Evidently conscious of this, she moved into the lounge, where her ferocity continued to spill forth and although both she and I were clearly victims in the overall situation, she had assumed the role of ‘persecutor’ in this scene and the Rastafarian the role of ‘victim’ as she fired accusations and insults at him from across the room, because she needed some distance to be able to take good aim.
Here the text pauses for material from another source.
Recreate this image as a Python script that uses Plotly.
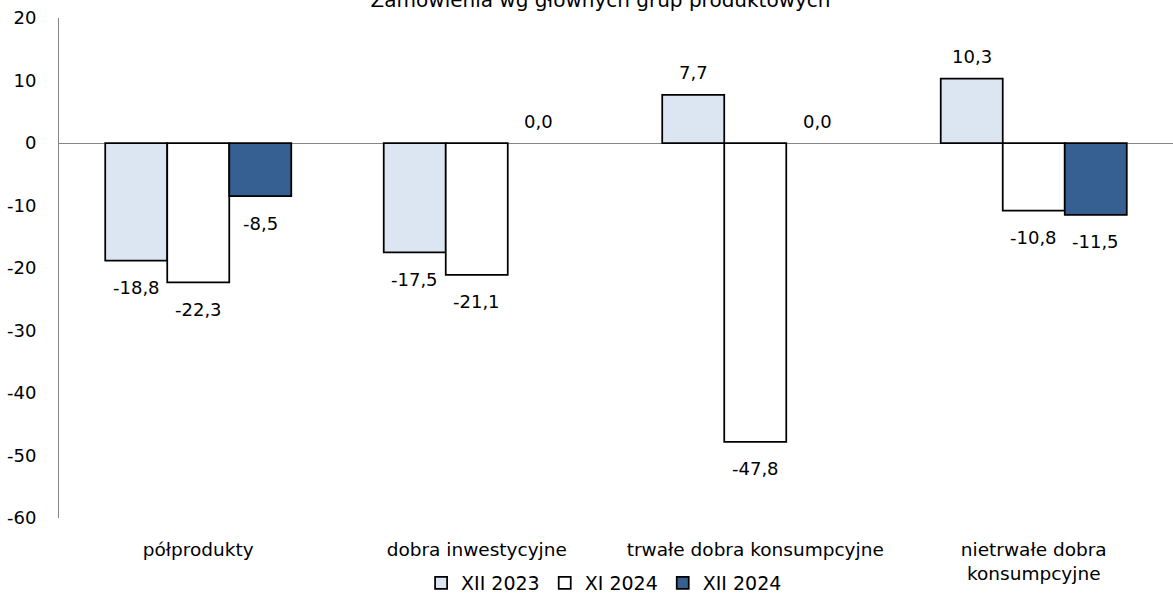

At one point the Rastafarian walked past me, winked and chucked me under the chin, in full view of The Ex (which didn’t seem to be an apt title for her anymore) and I was disabled by his brazenness. I wasn’t a part of the argument until The Ex asked the Rastafarian if he was seeing me.

 

‘Nooo!’ he drawled, with the manner of someone who was lying.

 

It was at this point that I assumed a role – I, too, became a persecutor and expressed my surprise to the Rastafarian with a shocked look and a pointed ‘What?!’

 

She asked me the same question and I told her candidly that I was his girlfriend and had been since August. At this juncture, she asked me to leave, which I thought was short-sighted of her. Far better, I felt, for the two of us to take this opportunity to expose the Rastafarian as a liar and a cheat, by having a conversation in his presence, so he couldn’t twist the truth with each of us afterwards. But, she was overwhelmed by wrath which can render the cleverest people foolish, so I welcomed the opportunity to exit such a distressing situation and left, stooping by the sofa to collect my earring which wasn’t needed anymore.

As I walked to my car, I reflected on my relationship with the Rastafarian and decided that if it were a movie, you would think it far-fetched. There are a few things that I’ve left out that, in the words of Hilaire Belloc, would make ‘one Gasp and Stretch one’s Eyes’ (for those who don’t know the poem ‘Matilda’ it contains random capital letters). Funny that I should recall a poem about a child who tells lies. Matilda pays a high price for her lies and, whereas I’m not keen on the current use of the karma phenomenon to suggest that people will pay for their mistakes, I feel sure that the Rastafarian’s use and abuse of people will work against him one day. I don’t relish in that surety; moreover I just know it will happen one day. I pity the Rastafarian. I look at his life and I wouldn’t want to live it but we’re all steering our own boats. I tend not to share Facebook memes, but I love the one that goes: ‘If you don’t like where you are, move. You are not a tree.’ According to the Rastafarian, I was ‘lucky’ and it was ‘alright’ for me. You would think that my career just popped up and presented itself to me, or that I just stumbled across my house one day and moved in, because these are the things, apparently, that constituted my ‘luck’. Of course, I do feel blessed in many ways: I have two awesome children and I have my health, to name two blessings. And I do recognise that there are people in this world who are less fortunate than I am. But the Rastafarian’s ‘poor me’ aura is what stops people from living their lives to the full. I had to accept that I couldn’t fix him. My loans (which won’t feel like loans until they are repaid) of money, lifts to work, rounds of drinks, the emotional support and so on . . . were all just sticking plasters on wounds which needed more, but only he can help himself. It is all dependent on when he decides to do this.

I got in my car and drove away, feeling like a jumble of sadness, exhaustion and relief.